It only took a few minutes of telephone bidding for the painting to fly away to the applause of the public and the auctioneer’s hammer. One of Pablo Picasso’s masterpieces, Woman with a Watch, was sold at auction on the evening of Wednesday November 8 for $139 million (more than €129 million) by Sotheby’s in New York.
In the crowded room at Sotheby’s headquarters in Manhattan, the work was sold for exactly $139.36 million, including fees. This is the second price ever achieved for a painting by the Spanish artist, who died fifty years ago.
The 1932 painting, which Sotheby’s executive Brooke Lampley compared to “Picasso’s Mona Lisa,” depicts one of the Spanish artist’s companions, French painter Marie-Thérèse Walter, and had been estimated at more than $120 million.
The painting belonged to the wealthy New Yorker Emily Fisher Landau, who died this year at the age of 102, and whose collection of works by Willem de Kooning, Mark Rothko and Andy Warhol is being offered for auction during two special evenings Wednesday and Thursday at Sotheby’s in New York. The painting hung in Ms. Landau’s living room in Manhattan, the company said.
For this Landau collection alone, the auction house – owned by Franco-Israeli billionaire Patrick Drahi – has already sold $406 million worth of works.
Marie-Thérèse Walter, the “golden muse”
Other financial performances of the evening included Flags by the American expressionist painter Jasper Johns, 93, which fetched $41 million, and Securing the Last Letter (Boss) by the American painter and photographer Ed Ruscha, aged 85. , for $39.4 million.
But it was Picasso, who died in 1973, who attracted the crowd on Wednesday evening, his Woman with a Watch representing more than a third of the total sales. The sale of “Woman with a Watch” is the second most expensive for a Picasso work, with the artist now having at least six paintings valued above $100 million.
Marie-Thérèse Walter was the “golden muse” of the Spanish master. He met her in 1927 in Paris when he was married to the Russian-Ukrainian ballet dancer Olga Khokhlova. He had painted this same Marie-Therese Walter in Sleeping Woman (1934) which will be auctioned on Thursday by Sotheby’s competitor, Christie’s, which is hoping for $25 to $35 million. Already in 2021, Christie’s sold Woman Seated Near a Window (Marie-Thérèse) for $103 million.
“The Women of Algiers (Version “O”)”, absolute record
Another Picasso (Nude with sculptor’s plate) from 1932 was sold in 2010 for some $106 million by Christie’s, owned by the Artémis holding of French billionaire François Pinault.
The all-time record for Picasso is Women of Algiers (“O” Version) at $179.4 million: this oil on canvas painted in 1955 is the most expensive work of modern art ever sold at auction.

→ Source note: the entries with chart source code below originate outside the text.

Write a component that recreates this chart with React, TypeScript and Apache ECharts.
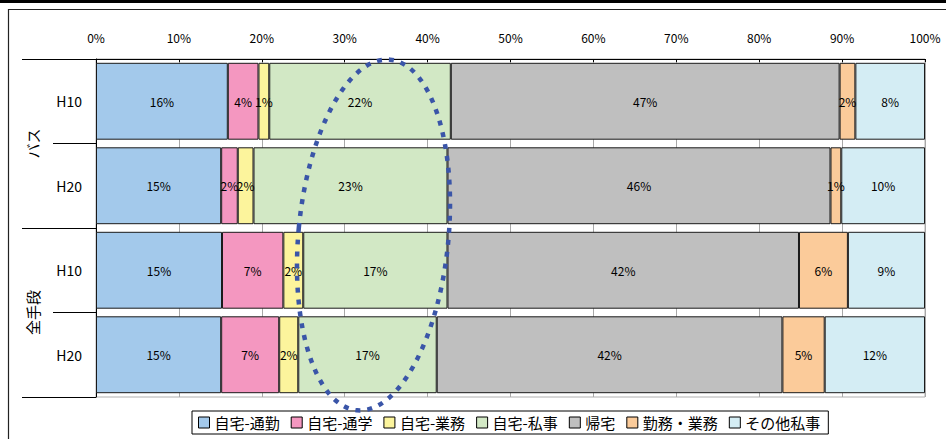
import React, { useEffect, useRef } from "react";
import * as echarts from "echarts";

// Trip purpose shares (%) by mode and survey year
const categories = ["H10", "H20", "H10", "H20"];
const groups = ["バス", "全手段"];
const purposes = ["自宅-通勤", "自宅-通学", "自宅-業務", "自宅-私事", "帰宅", "勤務・業務", "その他私事"];
const xTicks = [0, 10, 20, 30, 40, 50, 60, 70, 80, 90, 100];

const homeCommute = [15.9, 15.1, 15.2, 15.1];
const homeSchool = [3.7, 2.0, 7.4, 7.0];
const homeBusiness = [1.3, 1.9, 2.4, 2.3];
const homePrivate = [21.9, 23.4, 17.4, 16.7];
const returnHome = [46.9, 46.2, 42.4, 41.7];
const workBusiness = [1.9, 1.3, 5.9, 5.1];
const otherPrivate = [8.4, 10.1, 9.3, 12.1];

const seriesValues = [homeCommute, homeSchool, homeBusiness, homePrivate, returnHome, workBusiness, otherPrivate];
const colors = ["#A3C9EB", "#F497C0", "#FCF49C", "#D2E8C5", "#BFBFBF", "#FBCB9A", "#D4EDF4"];

const FONT = "'Noto Sans CJK JP', 'Noto Sans', sans-serif";

export default function App() {
  const ref = useRef<HTMLDivElement>(null);

  useEffect(() => {
    document.body.style.margin = "0";
    if (!ref.current) return;
    const chart = echarts.init(ref.current, undefined, { renderer: "svg" });

    const series = purposes.map((name, i) => ({
      name,
      type: "bar",
      stack: "total",
      barCategoryGap: "9%",
      data: seriesValues[i],
      itemStyle: { color: colors[i], borderColor: "#1a1a1a", borderWidth: 1 },
      label: {
        show: true,
        position: "inside",
        color: "#000",
        fontSize: 12,
        fontFamily: FONT,
        formatter: (p: any) => `${Math.round(p.value)}%`,
      },
    }));

    chart.setOption({
      animation: false,
      textStyle: { fontFamily: FONT },
      grid: {
        left: 96,
        right: 21,
        top: 59,
        bottom: 42,
        show: true,
        borderColor: "#b0b0b0",
        borderWidth: 1,
      },
      xAxis: {
        type: "value",
        position: "top",
        min: xTicks[0],
        max: xTicks[xTicks.length - 1],
        interval: 10,
        axisLine: { show: true, lineStyle: { color: "#000", width: 1 } },
        axisTick: { show: true, inside: true, length: 3, lineStyle: { color: "#000" } },
        axisLabel: { formatter: "{value}%", color: "#000", fontSize: 12, margin: 16, fontFamily: FONT },
        splitLine: { show: true, lineStyle: { color: "#a8a8a8", width: 1 } },
      },
      yAxis: [
        {
          type: "category",
          data: categories,
          inverse: true,
          position: "left",
          axisLine: { show: true, lineStyle: { color: "#000", width: 1 } },
          axisTick: { show: true, length: 43, lineStyle: { color: "#000" } },
          axisLabel: { color: "#000", fontSize: 14, margin: 14, fontFamily: FONT },
        },
        {
          type: "category",
          data: groups,
          inverse: true,
          position: "left",
          axisLine: { show: false },
          axisTick: { show: true, length: 74, lineStyle: { color: "#000" } },
          axisLabel: { color: "#000", fontSize: 15, rotate: 90, margin: 56, fontFamily: FONT },
        },
      ],
      legend: {
        data: purposes,
        left: 192,
        top: 411,
        selectedMode: false,
        icon: "rect",
        itemWidth: 11,
        itemHeight: 11,
        itemGap: 11,
        padding: [4, 8, 4, 6],
        borderColor: "#000",
        borderWidth: 1,
        itemStyle: { borderColor: "#000", borderWidth: 1 },
        textStyle: { color: "#000", fontSize: 15, fontFamily: FONT },
      },
      graphic: [
        { type: "rect", x: 0, y: 0, shape: { width: 946, height: 3 }, style: { fill: "#000" }, silent: true },
        { type: "line", shape: { x1: 8, y1: 9.5, x2: 946, y2: 9.5 }, style: { stroke: "#222", lineWidth: 1.2 }, silent: true },
        { type: "line", shape: { x1: 8.5, y1: 9, x2: 8.5, y2: 439 }, style: { stroke: "#222", lineWidth: 1.2 }, silent: true },
        {
          type: "ellipse",
          x: 373.5,
          y: 235,
          rotation: -0.094,
          shape: { cx: 0, cy: 0, rx: 75, ry: 176 },
          style: { fill: "none", stroke: "#3A55A8", lineWidth: 4.5, lineDash: [5, 7] },
          z: 100,
          silent: true,
        },
      ],
      series,
    });

    return () => chart.dispose();
  }, []);

  return <div ref={ref} style={{ width: 946, height: 439 }} />;
}
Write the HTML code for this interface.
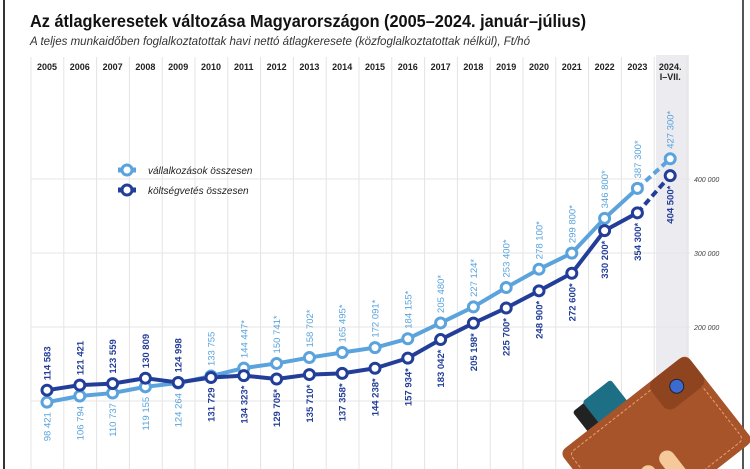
<!DOCTYPE html><html><head><meta charset="utf-8"><style>
html,body{margin:0;background:#fff;width:750px;height:469px;overflow:hidden;font-family:"Liberation Sans",sans-serif}
svg{display:block}
</style></head><body>
<svg id="s" width="750" height="469" viewBox="0 0 750 469" xmlns="http://www.w3.org/2000/svg" font-family="Liberation Sans, sans-serif">
<rect x="0" y="0" width="750" height="469" fill="#fff"/>
<rect x="3" y="0" width="2" height="469" fill="#333"/>
<rect x="742" y="0" width="2" height="469" fill="#555"/>
<text x="30" y="27" font-size="17.5" font-weight="bold" fill="#111" textLength="556" lengthAdjust="spacingAndGlyphs">Az átlagkeresetek változása Magyarországon (2005–2024. január–július)</text>
<text x="30" y="45" font-size="11.5" font-style="italic" fill="#333" textLength="500" lengthAdjust="spacingAndGlyphs">A teljes munkaidőben foglalkoztatottak havi nettó átlagkeresete (közfoglalkoztatottak nélkül), Ft/hó</text>
<rect x="656" y="55" width="33" height="414" fill="#ececf0"/>
<g id="g"></g>
<g transform="translate(118,170)">
<line x1="0" y1="0" x2="18" y2="0" stroke="#5aa3dc" stroke-width="5"/><circle cx="9" cy="0" r="5" fill="#fff" stroke="#5aa3dc" stroke-width="3"/>
<text x="30" y="4" font-size="10" font-style="italic" fill="#222">vállalkozások összesen</text>
<line x1="0" y1="20" x2="18" y2="20" stroke="#233e99" stroke-width="5"/><circle cx="9" cy="20" r="5" fill="#fff" stroke="#233e99" stroke-width="3"/>
<text x="30" y="24" font-size="10" font-style="italic" fill="#222">költségvetés összesen</text>
</g>
<g transform="translate(650,430) rotate(-38)">
<rect x="-50" y="-62" width="34" height="60" rx="3" fill="#222"/>
<rect x="-36" y="-64" width="36" height="60" rx="3" fill="#1d6f86"/>
<rect x="-85" y="-38" width="160" height="110" rx="7" fill="#a8542a"/>
<rect x="-78" y="-31" width="146" height="96" rx="5" fill="none" stroke="#e8a070" stroke-dasharray="3 2"/>
<rect x="25" y="-38" width="50" height="36" rx="9" fill="#8f4420"/>
<circle cx="48" cy="-18" r="7" fill="#3b6ad0" stroke="#222"/>
<rect x="-60" y="25" width="16" height="70" rx="8" fill="#f5c99a"/>
<rect x="-36" y="25" width="16" height="70" rx="8" fill="#f5c99a"/>
<rect x="-12" y="25" width="16" height="70" rx="8" fill="#f5c99a"/>
</g>
</svg>
<script>
var L=[98421,106794,110737,119155,124264,133755,144447,150741,158702,165495,172091,184155,205480,227124,253400,278100,299800,346800,387300,427300];
var D=[114583,121421,123559,130809,124998,131729,134323,129705,135710,137358,144238,157934,183042,205198,225700,248900,272600,330200,354300,404500];
var g=document.getElementById('g'),h='';
function X(i){return 47+i*32.8}function Y(v){return 475-v*0.00074}
for(var i=0;i<=20;i++){var x=31+i*32.8;h+='<line x1="'+x+'" y1="57" x2="'+x+'" y2="469" stroke="#e4e4e4" stroke-width="1"/>';}
[100000,200000,300000,400000].forEach(function(v){var y=Y(v);h+='<line x1="31" y1="'+y+'" x2="690" y2="'+y+'" stroke="#e6e6e6"/><text x="694" y="'+(y+3)+'" font-size="7" font-style="italic" fill="#444">'+(v/1000)+' 000</text>';});
for(var i=0;i<20;i++){var yr=i<19?String(2005+i):'2024.';h+='<text x="'+X(i)+'" y="70" font-size="9" font-weight="bold" text-anchor="middle" fill="#222">'+yr+'</text>';}
h+='<text x="'+X(19)+'" y="80" font-size="9" font-weight="bold" text-anchor="middle" fill="#222">I–VII.</text>';
function fmt(v){var s=String(v);return s.slice(0,s.length-3)+' '+s.slice(-3)}
function line(A,c){var p='';for(var i=0;i<19;i++)p+=(i?'L':'M')+X(i)+' '+Y(A[i]);h+='<path d="'+p+'" fill="none" stroke="'+c+'" stroke-width="4" stroke-linejoin="round"/>';h+='<line x1="'+X(18)+'" y1="'+Y(A[18])+'" x2="'+X(19)+'" y2="'+Y(A[19])+'" stroke="'+c+'" stroke-width="4" stroke-dasharray="7 4"/>';}
line(L,'#5aa3dc');line(D,'#233e99');
function pts(A,c,above){for(var i=0;i<20;i++){var x=X(i),y=Y(A[i]);h+='<circle cx="'+x+'" cy="'+y+'" r="5" fill="#fff" stroke="'+c+'" stroke-width="3"/>';var t=fmt(A[i])+(i>=6?'*':'');var up=above(i);
var ty=up?y-10:y+10;h+='<text transform="translate('+(x+3.5)+','+ty+') rotate(-90)" font-size="9.5" font-weight="'+(c=='#233e99'?'bold':'normal')+'" text-anchor="'+(up?'start':'end')+'" fill="'+c+'">'+t+'</text>';}}
pts(L,'#5aa3dc',function(i){return i>=5});pts(D,'#233e99',function(i){return i<5});
g.innerHTML=h;
</script>
</body></html>
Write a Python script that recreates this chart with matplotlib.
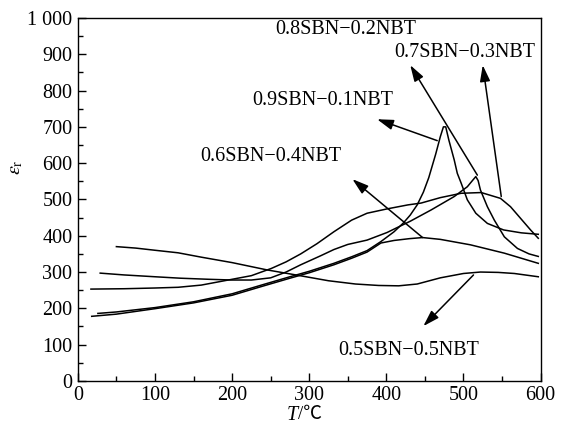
import numpy as np
import matplotlib
matplotlib.use("Agg")
import matplotlib.pyplot as plt
from matplotlib.ticker import MultipleLocator, FuncFormatter

plt.rcParams['font.family'] = ['Liberation Serif', 'DejaVu Serif']
plt.rcParams['mathtext.fontset'] = 'stix'

# valeurs (T en degC, eps_r)
T_05 = [50, 75, 100, 130, 160, 200, 245, 280, 325, 360, 390, 416, 440, 470, 500, 522, 545, 566, 597]
e_05 = [370, 366, 360, 353, 341, 326, 306, 293, 276, 267, 263, 262, 267, 284, 296, 300, 299, 296, 287]

T_06 = [18, 50, 100, 150, 200, 238, 275, 300, 332, 355, 375, 393, 410, 430, 447, 470, 509, 553, 597]
e_06 = [178, 184, 199, 215, 236, 260, 283, 298, 320, 338, 355, 380, 387, 392, 395, 390, 375, 352, 324]

T_09 = [26, 50, 100, 150, 200, 238, 275, 300, 332, 355, 375, 393, 410, 422, 431, 440, 448, 455, 464,
        470, 474, 477, 481, 488, 492, 497, 505, 516, 531, 552, 575, 597]
e_09 = [186, 190, 202, 218, 240, 264, 287, 302, 324, 342, 359, 384, 411, 435, 457, 485, 520, 560, 625,
        673, 700, 700, 664, 609, 572, 545, 499, 462, 434, 416, 408, 404]

T_08 = [29, 60, 100, 133, 170, 200, 225, 250, 270, 289, 315, 332, 350, 375, 401, 431, 458, 488, 505,
        512, 516, 519, 522, 531, 540, 553, 570, 585, 597]
e_08 = [297, 292, 287, 283, 280, 278, 278, 284, 300, 320, 345, 362, 376, 388, 409, 440, 471, 508, 535,
        553, 563, 552, 526, 480, 443, 397, 365, 350, 343]

T_07 = [17, 60, 100, 130, 160, 195, 225, 251, 270, 289, 310, 332, 355, 375, 401, 428, 445, 470, 497,
        523, 548, 561, 574, 587, 597]
e_07 = [253, 254, 256, 258, 264, 278, 290, 310, 328, 350, 378, 411, 443, 462, 474, 485, 490, 505, 517,
        519, 503, 480, 448, 416, 393]

series = [(T_05, e_05), (T_06, e_06), (T_09, e_09), (T_08, e_08), (T_07, e_07)]

labels = ['0.8SBN\u22120.2NBT', '0.7SBN\u22120.3NBT', '0.9SBN\u22120.1NBT',
          '0.6SBN\u22120.4NBT', '0.5SBN\u22120.5NBT']
label_pos = [(347, 967), (502, 906), (317, 774), (250, 617), (429, 83)]
# fleches : (queue, pointe)
arrows = [((518, 567), (431, 870)), ((549, 508), (525, 870)), ((466, 662), (388, 721)),
          ((447, 395), (356, 556)), ((513, 292), (448, 151))]

fig = plt.figure(figsize=(5.64, 4.28), dpi=100)
ax = fig.add_axes([0.138, 0.110, 0.8205, 0.848])

for T, e in series:
    ax.plot(T, e, color='k', lw=1.1)

for (tail, head) in arrows:
    ax.annotate('', xy=head, xytext=tail,
                arrowprops=dict(arrowstyle='-|>,head_length=0.7,head_width=0.22',
                                color='k', lw=1.1, mutation_scale=14,
                                shrinkA=0, shrinkB=0))
for txt, (x, y) in zip(labels, label_pos):
    ax.text(x, y, txt, fontsize=14.5, ha='center', va='center')

ax.set_xlim(0, 600)
ax.set_ylim(0, 1000)
ax.xaxis.set_major_locator(MultipleLocator(100))
ax.xaxis.set_minor_locator(MultipleLocator(50))
ax.yaxis.set_major_locator(MultipleLocator(100))
ax.yaxis.set_minor_locator(MultipleLocator(50))
ax.yaxis.set_major_formatter(FuncFormatter(lambda v, p: '1 000' if v == 1000 else '%d' % v))
ax.tick_params(which='both', direction='in', top=False, right=False, labelsize=14.5, pad=4)
ax.tick_params(which='major', length=6, width=1)
ax.tick_params(which='minor', length=3.5, width=1)
for s in ax.spines.values():
    s.set_linewidth(1)

# titre axe x : T italique + /℃
ax.text(0.475, -0.068, 'T', transform=ax.transAxes, fontsize=14.5, style='italic',
        ha='right', va='top')
ax.text(0.475, -0.068, '/\u2103', transform=ax.transAxes, fontsize=13.5, ha='left', va='top',
        family=['Liberation Serif', 'Noto Sans CJK SC'])
ax.set_ylabel(r'$\varepsilon_{\rm r}$', fontsize=14.5)
ax.yaxis.set_label_coords(-0.113, 0.59)

fig.savefig('out.png', dpi=100)
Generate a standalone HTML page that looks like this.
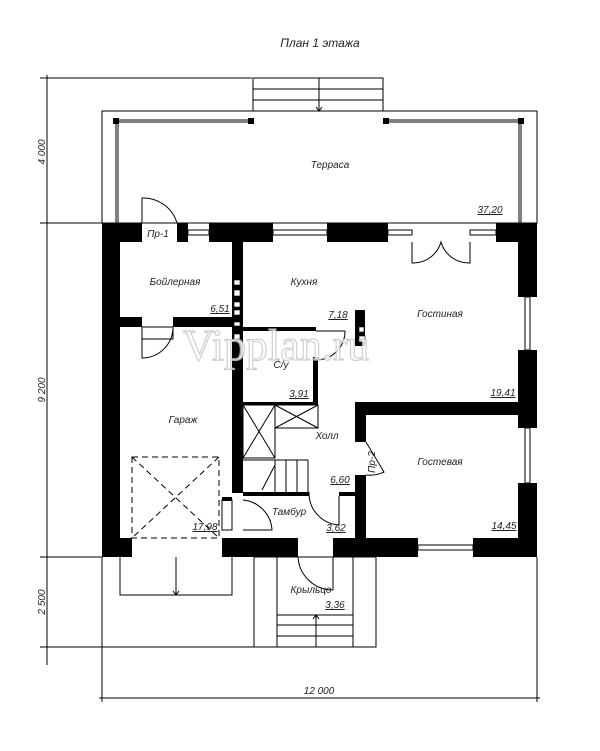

At the time of its sale, on May 11, 2015, also at Christie’s in New York, it was even the absolute record for an art auction, surpassed in 2017 by the Salvator Mundi, a painting attributed to Leonardo da Vinci, for $450 million.
In the international context of wars in Ukraine and the Middle East and inflation, the art market continues to show excellent health: the fall sales season in New York for the major auction houses Sotheby’s , Christie’s and the smaller Phillips, November 7-15, are expected to raise billions of dollars.